A Trace-based alert in SigNoz allows you to define conditions based on trace data, triggering alerts when these conditions are met. Here's a breakdown of the various sections and options available when configuring a Trace-based alert:

Step 1: Define the Trace Metric

In this step, you use the Traces Query Builder to perform operations on your Traces to define conditions based on traces data. Some of the fields that are available in Traces Query Builder includes

Traces: A field to filter the trace data to monitor.
Aggregate Attribute: Allows you to choose how the trace data should be aggregated. You can use functions like "Count"
Group by: Lets you group trace data by different span/trace attributes, like "serviceName", "Status" or other custom attributes.
Legend Format: An optional field to define the format for the legend in the visual representation of the alert.
Having: Apply conditions to filter the results further based on aggregate value.

*Using Query Builder to perform operations on your Traces*

Step 2: Define Alert Conditions

In this step, you set specific conditions for triggering the alert and determine the frequency of checking these conditions:

Send a notification when [A] is [above/below] the threshold in total during the last [X] mins: A template to set the threshold for the alert, allowing you to define when the alert condition should be checked.
Alert Threshold: A field to specify the threshold value for the alert condition.
More Options :
- Run alert every [X mins]: This option determines the frequency at which the alert condition is checked and notifications are sent.
- Send a notification if data is missing for [X] mins: A field to specify if a notification should be sent when data is missing for a certain period.
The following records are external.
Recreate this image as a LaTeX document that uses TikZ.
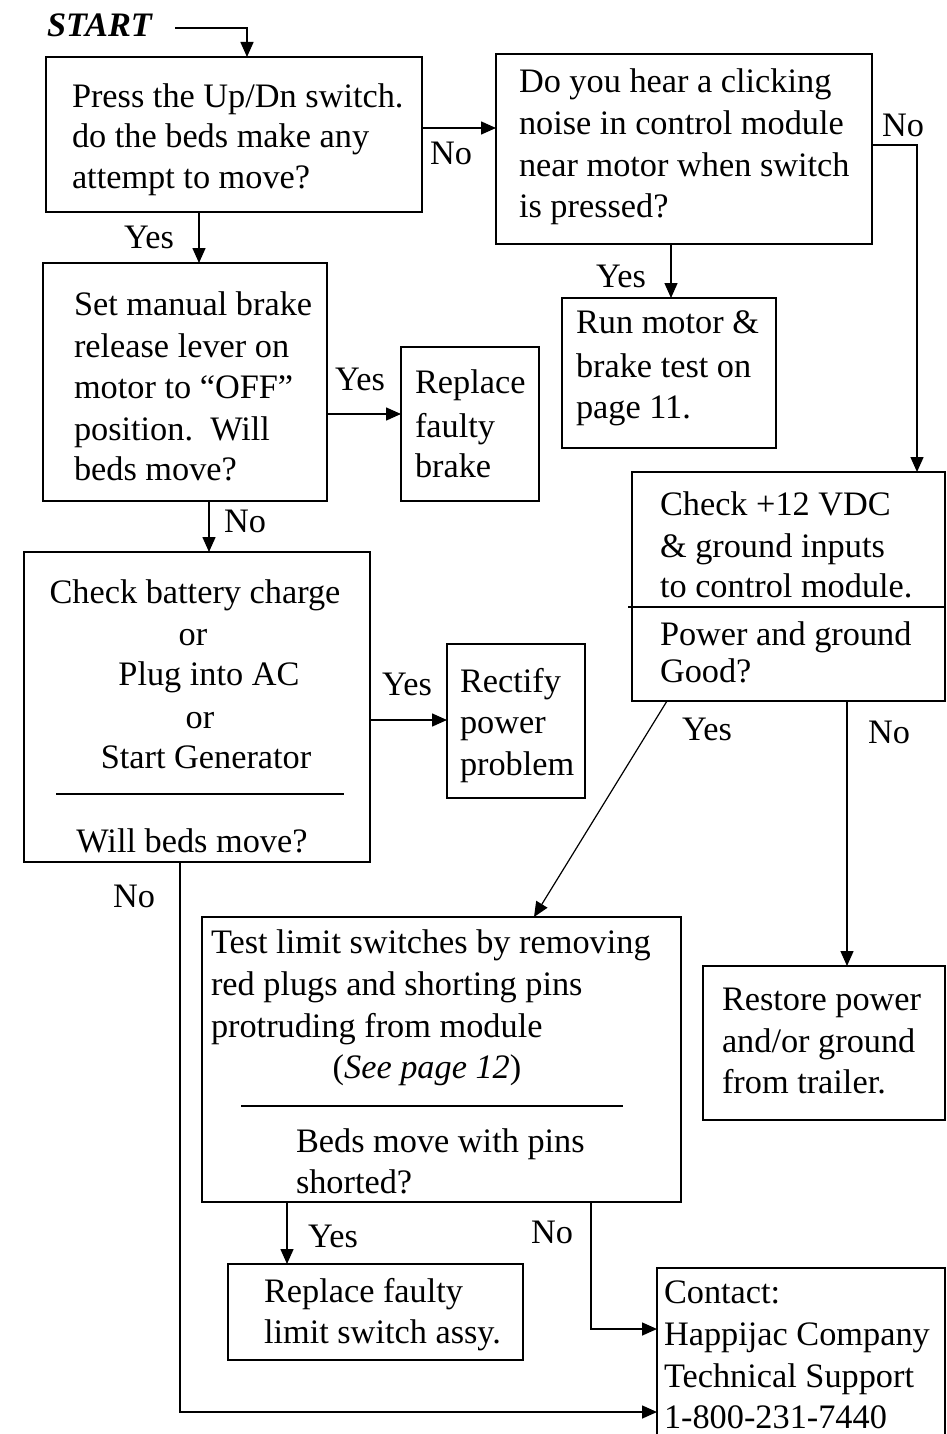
\documentclass[tikz,border=0pt]{standalone}
\usepackage{fontspec}
\setmainfont{Liberation Serif}
\usetikzlibrary{arrows.meta}
\tikzset{
  box/.style={draw, line width=1.8pt, inner sep=0pt, outer sep=0pt},
  txt/.style={anchor=base west, inner sep=0pt, outer sep=0pt, font=\fontsize{34.3}{41}\selectfont},
  ctxt/.style={anchor=base, inner sep=0pt, outer sep=0pt, font=\fontsize{34.3}{41}\selectfont},
  conn/.style={line width=1.5pt},
  arr/.style={line width=1.5pt, -{Triangle[length=15pt,width=13pt]}},
  sepline/.style={line width=1.5pt},
}
\begin{document}
\begin{tikzpicture}[x=1pt,y=-1pt]
\clip (0,0) rectangle (946,1434);
% boxes
\node[box, minimum width=376pt, minimum height=155pt] (b1) at (234,134.5) {};
\node[box, minimum width=376pt, minimum height=190pt] (b2) at (684,149) {};
\node[box, minimum width=214pt, minimum height=150pt] (b3) at (669,373) {};
\node[box, minimum width=284pt, minimum height=238pt] (b4) at (185,382) {};
\node[box, minimum width=138pt, minimum height=154pt] (b5) at (470,424) {};
\node[box, minimum width=346pt, minimum height=310pt] (b6) at (197,707) {};
\node[box, minimum width=138pt, minimum height=154pt] (b7) at (516,721) {};
\node[box, minimum width=313pt, minimum height=229pt] (b8) at (788.5,586.5) {};
\node[box, minimum width=479pt, minimum height=285pt] (b9) at (441.5,1059.5) {};
\node[box, minimum width=242pt, minimum height=154pt] (b10) at (824,1043) {};
\node[box, minimum width=295pt, minimum height=96pt] (b11) at (375.5,1312) {};
\node[box, minimum width=288pt, minimum height=192pt] (b12) at (801,1364) {};

% start
\node[txt] (start) at (47,37) {\textbf{\textit{START}}};

% texts
\node[txt] (t1a) at (72,108) {Press the Up/Dn switch.};
\node[txt] (t1b) at (72,148) {do the beds make any};
\node[txt] (t1c) at (72,189) {attempt to move?};

\node[txt] (t2a) at (519,93) {Do you hear a clicking};
\node[txt] (t2b) at (519,135) {noise in control module};
\node[txt] (t2c) at (519,177) {near motor when switch};
\node[txt] (t2d) at (519,218) {is pressed?};

\node[txt] (t3a) at (576,333) {Run motor \&};
\node[txt] (t3b) at (576,377) {brake test on};
\node[txt] (t3c) at (576,418) {page 11.};

\node[txt] (t4a) at (74,315) {Set manual brake};
\node[txt] (t4b) at (74,357) {release lever on};
\node[txt] (t4c) at (74,398) {motor to “OFF”};
\node[txt] (t4d) at (74,440) {position.\ \ Will};
\node[txt] (t4e) at (74,480) {beds move?};

\node[txt] (t5a) at (415,393) {Replace};
\node[txt] (t5b) at (415,437) {faulty};
\node[txt] (t5c) at (415,477) {brake};

\node[ctxt] (t6a) at (195,603) {Check battery charge};
\node[ctxt] (t6b) at (193,645) {or};
\node[ctxt] (t6c) at (209,685) {Plug into AC};
\node[ctxt] (t6d) at (200,728) {or};
\node[ctxt] (t6e) at (206,768) {Start Generator};
\node[ctxt] (t6f) at (192,852) {Will beds move?};
\coordinate (s6a) at (56,794);
\coordinate (s6b) at (344,794);
\draw[sepline] (s6a) -- (s6b);

\node[txt] (t7a) at (460,692) {Rectify};
\node[txt] (t7b) at (460,733) {power};
\node[txt] (t7c) at (460,775) {problem};

\node[txt] (t8a) at (660,515) {Check +12 VDC};
\node[txt] (t8b) at (660,557) {\& ground inputs};
\node[txt] (t8c) at (660,597) {to control module.};
\node[txt] (t8d) at (660,645) {Power and ground};
\node[txt] (t8e) at (660,682) {Good?};
\coordinate (s8a) at (628,607);
\coordinate (s8b) at (946,607);
\draw[sepline] (s8a) -- (s8b);

\node[txt] (t9a) at (211,953) {Test limit switches by removing};
\node[txt] (t9b) at (211,995) {red plugs and shorting pins};
\node[txt] (t9c) at (211,1037) {protruding from module};
\node[ctxt] (t9d) at (427,1078) {(\textit{See page 12})};
\node[txt] (t9e) at (296,1152) {Beds move with pins};
\node[txt] (t9f) at (296,1193) {shorted?};
\coordinate (s9a) at (241,1106);
\coordinate (s9b) at (623,1106);
\draw[sepline] (s9a) -- (s9b);

\node[txt] (t10a) at (722,1010) {Restore power};
\node[txt] (t10b) at (722,1052) {and/or ground};
\node[txt] (t10c) at (722,1093) {from trailer.};

\node[txt] (t11a) at (264,1302) {Replace faulty};
\node[txt] (t11b) at (264,1343) {limit switch assy.};

\node[txt] (t12a) at (664,1303) {Contact:};
\node[txt] (t12b) at (664,1345) {Happijac Company};
\node[txt] (t12c) at (664,1387) {Technical Support};
\node[txt] (t12d) at (664,1428) {1-800-231-7440};

% labels
\node[txt] (l1) at (430,165) {No};
\node[txt] (l2) at (882,137) {No};
\node[txt] (l3) at (596,287) {Yes};
\node[txt] (l4) at (124,248) {Yes};
\node[txt] (l5) at (335,390) {Yes};
\node[txt] (l6) at (224,532) {No};
\node[txt] (l7) at (382,695) {Yes};
\node[txt] (l8) at (682,740) {Yes};
\node[txt] (l9) at (868,743) {No};
\node[txt] (l10) at (113,907) {No};
\node[txt] (l11) at (308,1247) {Yes};
\node[txt] (l12) at (531,1243) {No};

% helper coordinates
\coordinate (s0) at (175,28);
\coordinate (x247) at (247,28);
\coordinate (y128) at (0,128);
\coordinate (y145) at (0,145);
\coordinate (x917) at (917,145);
\coordinate (x671) at (671,0);
\coordinate (x199) at (199,0);
\coordinate (y414) at (0,414);
\coordinate (x209) at (209,0);
\coordinate (y720) at (0,720);
\coordinate (x667) at (667,0);
\coordinate (x534) at (534,0);
\coordinate (x847) at (847,0);
\coordinate (c180) at (180,1412);
\coordinate (x287) at (287,0);
\coordinate (c591) at (591,1329);

% connectors
\draw[arr] (s0) -- (x247) -- (b1.north -| x247);
\draw[arr] (b1.east |- y128) -- (b2.west |- y128);
\draw[arr] (b2.east |- y145) -- (x917) -- (b8.north -| x917);
\draw[arr] (b2.south -| x671) -- (b3.north -| x671);
\draw[arr] (b1.south -| x199) -- (b4.north -| x199);
\draw[arr] (b4.east |- y414) -- (b5.west |- y414);
\draw[arr] (b4.south -| x209) -- (b6.north -| x209);
\draw[arr] (b6.east |- y720) -- (b7.west |- y720);
\draw[arr, line width=1.2pt] (b8.south -| x667) -- (b9.north -| x534);
\draw[arr] (b8.south -| x847) -- (b10.north -| x847);
\draw[arr] (b6.south -| c180) -- (c180) -- (b12.west |- c180);
\draw[arr] (b9.south -| x287) -- (b11.north -| x287);
\draw[arr] (b9.south -| c591) -- (c591) -- (b12.west |- c591);
\end{tikzpicture}
\end{document}
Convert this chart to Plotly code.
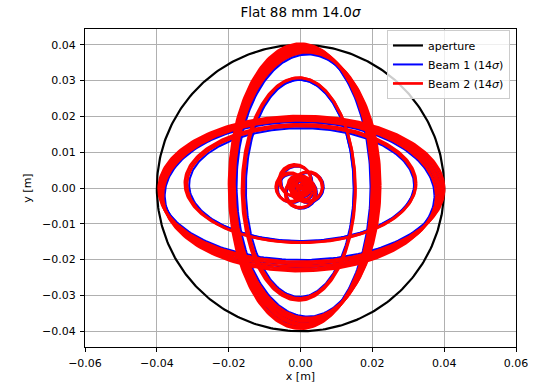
import numpy as np
import plotly.graph_objects as go

# Aperture radius [m]
aperture_radius = 0.04

# Beam envelopes at 14 sigma, one ellipse per row: (x centre, y centre, half-width, half-height) [m]
beam2_ellipses = [
    # large horizontal envelope
    (0.00025, -0.00025, 0.03975, 0.02035),
    (0.00015, -0.0007, 0.0393, 0.0205),
    (0.0000, -0.0012, 0.0389, 0.0207),
    (-0.0001, -0.0017, 0.0385, 0.0209),
    (-0.00025, -0.00215, 0.03805, 0.02105),
    # inner horizontal envelope
    (0.0000, 0.0013, 0.0322, 0.0165),
    (0.0002, 0.0010, 0.0318, 0.0163),
    # large vertical envelope
    (0.0000, 0.0005, 0.0199, 0.0398),
    (0.0003, 0.0005, 0.0200, 0.0394),
    (0.0007, 0.0006, 0.0200, 0.0389),
    (0.0010, 0.0006, 0.0201, 0.0385),
    (0.0013, 0.0007, 0.0202, 0.0380),
    (0.0016, 0.0007, 0.0203, 0.0376),
    (0.0019, 0.0008, 0.0203, 0.0371),
    # inner vertical envelope
    (-0.0005, -0.0003, 0.0158, 0.0311),
    (-0.0003, 0.0000, 0.0155, 0.0308),
    # small envelopes near the centre
    (-0.0016, 0.0022, 0.0044, 0.0044),
    (-0.0013, 0.0019, 0.0043, 0.0043),
    (0.0021, 0.0005, 0.0041, 0.0041),
    (0.0018, 0.0002, 0.0042, 0.0042),
    (-0.0002, -0.0015, 0.0041, 0.0041),
    (0.0001, -0.0012, 0.0042, 0.0042),
    (-0.0029, 0.0003, 0.0040, 0.0040),
    (-0.0026, 0.0000, 0.0040, 0.0040),
    (0.0000, 0.0000, 0.0020, 0.0020),
    (-0.0010, 0.0010, 0.0025, 0.0025),
    (0.0010, -0.0010, 0.0022, 0.0022),
    (0.0005, 0.0012, 0.0015, 0.0015),
    (-0.0008, -0.0012, 0.0018, 0.0018),
    (-0.0015, -0.0005, 0.0012, 0.0012),
    (0.0012, 0.0008, 0.0010, 0.0010),
    (0.0000, 0.0005, 0.0030, 0.0030),
]

beam1_ellipses = [
    (0.00025, -0.00025, 0.03925, 0.01985),
    (0.00015, -0.0007, 0.0388, 0.0200),
    (0.0000, -0.0012, 0.0384, 0.0202),
    (-0.0001, -0.0017, 0.0380, 0.0204),
    (-0.00025, -0.00215, 0.03755, 0.02055),
    (0.0001, 0.0012, 0.0317, 0.0160),
    (0.0003, 0.0009, 0.0313, 0.0158),
    (0.0001, 0.0004, 0.0194, 0.0393),
    (0.0004, 0.0004, 0.0195, 0.0389),
    (0.0008, 0.0005, 0.0195, 0.0384),
    (0.0011, 0.0005, 0.0196, 0.0380),
    (0.0014, 0.0006, 0.0197, 0.0375),
    (0.0017, 0.0006, 0.0198, 0.0371),
    (0.0020, 0.0007, 0.0198, 0.0366),
    (-0.0004, -0.0004, 0.0153, 0.0306),
    (-0.0002, -0.0001, 0.0150, 0.0303),
    (-0.0013, 0.0020, 0.0044, 0.0044),
    (-0.0010, 0.0017, 0.0043, 0.0043),
    (0.0024, 0.0003, 0.0041, 0.0041),
    (0.0021, 0.0000, 0.0042, 0.0042),
    (0.0001, -0.0017, 0.0041, 0.0041),
    (0.0004, -0.0014, 0.0042, 0.0042),
    (-0.0026, 0.0001, 0.0040, 0.0040),
    (-0.0023, -0.0002, 0.0040, 0.0040),
    (0.0003, -0.0002, 0.0020, 0.0020),
    (-0.0007, 0.0008, 0.0025, 0.0025),
    (0.0013, -0.0012, 0.0022, 0.0022),
    (0.0008, 0.0010, 0.0015, 0.0015),
    (-0.0005, -0.0014, 0.0018, 0.0018),
    (-0.0012, -0.0007, 0.0012, 0.0012),
    (0.0015, 0.0006, 0.0010, 0.0010),
    (0.0003, 0.0003, 0.0030, 0.0030),
]

x_ticks = [-0.06, -0.04, -0.02, 0.0, 0.02, 0.04, 0.06]
y_ticks = [-0.04, -0.03, -0.02, -0.01, 0.0, 0.01, 0.02, 0.03, 0.04]


def tick_text(values):
    return [f"{v:.2f}".replace("-", "\u2212") for v in values]


def ellipse_path(ellipses, n=240):
    t = np.linspace(0, 2 * np.pi, n)
    xs, ys = [], []
    for cx, cy, a, b in ellipses:
        xs += list(cx + a * np.cos(t)) + [None]
        ys += list(cy + b * np.sin(t)) + [None]
    return xs, ys


FONT = "DejaVu Sans"

fig = go.Figure()

tt = np.linspace(0, 2 * np.pi, 361)
fig.add_trace(go.Scatter(
    x=aperture_radius * np.cos(tt), y=aperture_radius * np.sin(tt),
    mode="lines", line=dict(color="black", width=2.2), name="aperture",
))

bx, by = ellipse_path(beam1_ellipses)
fig.add_trace(go.Scatter(
    x=bx, y=by, mode="lines", line=dict(color="blue", width=2),
    name="Beam 1 (14<i>σ</i>)", connectgaps=False,
))

rx, ry = ellipse_path(beam2_ellipses)
fig.add_trace(go.Scatter(
    x=rx, y=ry, mode="lines", line=dict(color="red", width=2.7),
    name="Beam 2 (14<i>σ</i>)", connectgaps=False,
))

axis_common = dict(
    showgrid=True, gridcolor="#b0b0b0", gridwidth=0.8,
    showline=True, linecolor="black", linewidth=1, mirror=True,
    ticks="outside", ticklen=4, tickcolor="black", tickwidth=1,
    zeroline=False, automargin=False,
    tickfont=dict(family=FONT, size=11, color="black"),
)

fig.update_layout(
    width=540, height=385,
    margin=dict(l=85, r=24, t=29, b=38),
    paper_bgcolor="white", plot_bgcolor="white",
    font=dict(family=FONT, size=11, color="black"),
    title=dict(
        text="Flat 88 mm 14.0<i>σ</i>",
        x=(85 + 431 / 2) / 540, xanchor="center",
        y=1 - 12 / 385, yanchor="middle", yref="container",
        font=dict(family=FONT, size=13.5, color="black"),
    ),
    xaxis=dict(
        range=[-0.06, 0.06], tickvals=x_ticks, ticktext=tick_text(x_ticks),
        ticklabelstandoff=2,
        title=dict(text="x [m]", font=dict(family=FONT, size=11), standoff=3),
        **axis_common,
    ),
    yaxis=dict(
        range=[-0.0444, 0.0444], tickvals=y_ticks, ticktext=tick_text(y_ticks),
        ticklabelstandoff=2,
        title=dict(text="y [m]", font=dict(family=FONT, size=11), standoff=8),
        **axis_common,
    ),
    legend=dict(
        x=0.986, y=0.997, xanchor="right", yanchor="top",
        bgcolor="rgba(255,255,255,0.8)", bordercolor="#cccccc", borderwidth=1,
        font=dict(family=FONT, size=11, color="black"),
        tracegroupgap=0, itemwidth=30,
    ),
    showlegend=True,
)

fig.write_html("out.html")
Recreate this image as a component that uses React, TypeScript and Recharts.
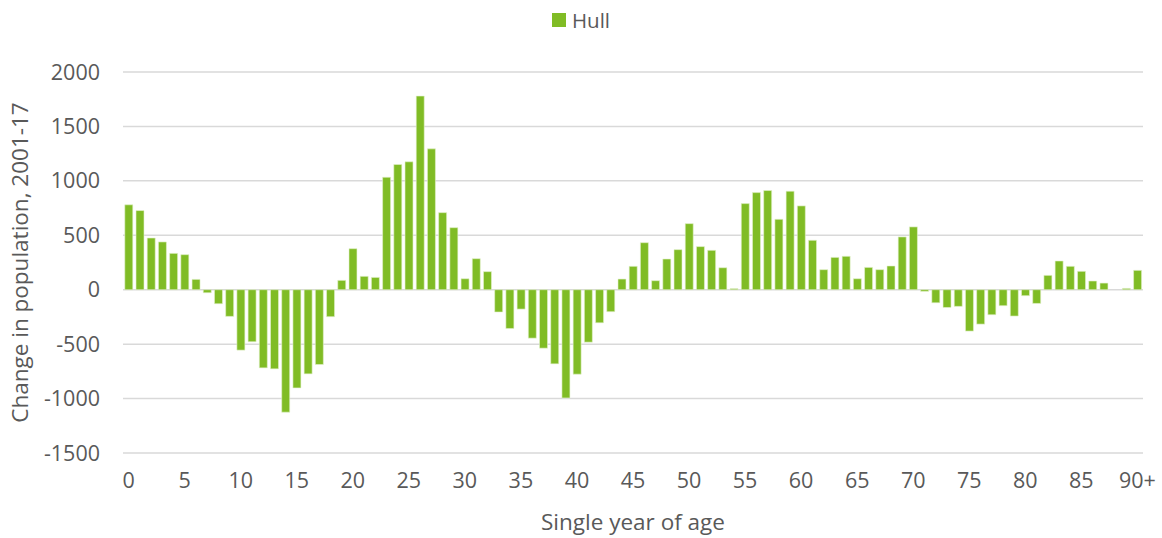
import React from 'react';
import { BarChart, Bar, XAxis, YAxis, CartesianGrid, Legend, Label } from 'recharts';

const AGES = [
  '0', '1', '2', '3', '4', '5', '6', '7', '8', '9',
  '10', '11', '12', '13', '14', '15', '16', '17', '18', '19',
  '20', '21', '22', '23', '24', '25', '26', '27', '28', '29',
  '30', '31', '32', '33', '34', '35', '36', '37', '38', '39',
  '40', '41', '42', '43', '44', '45', '46', '47', '48', '49',
  '50', '51', '52', '53', '54', '55', '56', '57', '58', '59',
  '60', '61', '62', '63', '64', '65', '66', '67', '68', '69',
  '70', '71', '72', '73', '74', '75', '76', '77', '78', '79',
  '80', '81', '82', '83', '84', '85', '86', '87', '88', '89', '90+'
];

// change in population 2001-17, by single year of age
const HULL = [
  780, 727, 475, 439, 334, 322, 95, -28, -129, -245,
  -555, -478, -718, -727, -1125, -902, -773, -687, -248, 86,
  377, 123, 113, 1033, 1150, 1175, 1779, 1294, 708, 570,
  101, 285, 166, -205, -356, -178, -445, -537, -681, -994,
  -776, -482, -304, -202, 98, 215, 432, 83, 282, 368,
  607, 396, 362, 202, 10, 791, 892, 911, 647, 905,
  770, 454, 184, 297, 307, 101, 205, 184, 218, 485,
  577, -15, -120, -163, -153, -380, -316, -230, -147, -242,
  -55, -126, 132, 264, 215, 169, 80, 61, 0, 12, 178
];

const Y_TICKS = [-1500, -1000, -500, 0, 500, 1000, 1500, 2000];

const data = AGES.map((age, i) => ({ age, Hull: HULL[i] }));

const FONT = '"Open Sans", sans-serif';
const TEXT = '#595959';
const GREEN = '#80bc25';

// simple centred legend, one entry
const HullLegend = () => (
  <div
    style={{
      width: 1162,
      height: 24,
      display: 'flex',
      justifyContent: 'center',
      alignItems: 'center',
      fontFamily: FONT,
      fontSize: 20.5,
      color: TEXT,
    }}
  >
    <span style={{ display: 'inline-block', width: 14, height: 14, background: GREEN, marginRight: 6 }} />
    <span>Hull</span>
  </div>
);

const App: React.FC = () => {
  return (
    <div style={{ position: 'absolute', left: 0, top: 0, background: '#fff' }}>
      <BarChart
        width={1162}
        height={538}
        data={data}
        margin={{ top: 48, right: 19, left: 0, bottom: 0 }}
        barCategoryGap="16%"
        style={{ fontFamily: FONT }}
      >
        <CartesianGrid vertical={false} stroke="#d9d9d9" strokeWidth={1.5} />
        <XAxis
          dataKey="age"
          interval={4}
          axisLine={false}
          tickLine={false}
          height={85}
          tick={{ fill: TEXT, fontSize: 21.5, fontFamily: FONT }}
          tickMargin={14}
        >
          <Label
            value="Single year of age"
            position="insideBottom"
            offset={8}
            style={{ fill: TEXT, fontSize: 22.5, fontFamily: FONT }}
          />
        </XAxis>
        <YAxis
          domain={[-1500, 2000]}
          ticks={Y_TICKS}
          axisLine={false}
          tickLine={false}
          width={123}
          tick={{ fill: TEXT, fontSize: 21.5, fontFamily: FONT }}
          tickMargin={17}
        >
          <Label
            value="Change in population, 2001-17"
            angle={-90}
            position="insideLeft"
            offset={20}
            style={{ fill: TEXT, fontSize: 22.5, fontFamily: FONT, textAnchor: 'middle' }}
          />
        </YAxis>
        <Legend
          verticalAlign="top"
          content={<HullLegend />}
          wrapperStyle={{ top: 8, left: 0, width: 1162 }}
        />
        <Bar
          dataKey="Hull"
          fill={GREEN}
          stroke="#e4f1cf"
          strokeWidth={0.6}
          isAnimationActive={false}
        />
      </BarChart>
    </div>
  );
};

export default App;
Step 3: Alert Configuration

In this step, you set the alert's metadata, including severity, name, and description:

Severity

Set the severity level for the alert (e.g., "Warning" or "Critical").

Alert Name

A field to name the alert for easy identification.

Alert Description

Add a detailed description for the alert, explaining its purpose and trigger conditions.

You can incorporate result attributes in the alert descriptions to make the alerts more informative:

Syntax: Use $<attribute-name> to insert attribute values. Attribute values can be any attribute used in group by.

Example: If you have a query that has the attribute service.name in the group by clause then to use it in the alert description, you will use $service.name.

Slack alert format

Using advanced slack formatting is supported if you are using Slack as a notification channel.

Test Notification

A button to test the alert to ensure that it works as expected.

Configure the alert — *Setting the alert metadata*

Examples

1. Alert when external API latency (P90) is over 1 second for last 5 mins

Here's a video tutorial for creating this alert:

Step 1: Write Query Builder query to define alert metric

traces builder query for external API latency(p90) — *External API latency (P90) query*

Using externalHttpUrl attribute we can filter specific external API endpoint and then set aggregation attribute to durationNano with P90 aggregation operation to plot a chart which measures 90th percentile latency. You can also choose Avg or anyother operation as aggregate operation depending on your needs.

external API latency(p90) chart — *External API latency (P90) chart*

✅ Info

Remember to select y-axis unit as nanoseconds as our aggregate key is durationNano.

Step 2: Set alert conditions

external API latency(p90) condition — *External API latency (P90) alert condition*

The condition is set to trigger a notification if the per-minute external API latency (P90) exceeds the threshold of 1 second all the time in the last five minutes.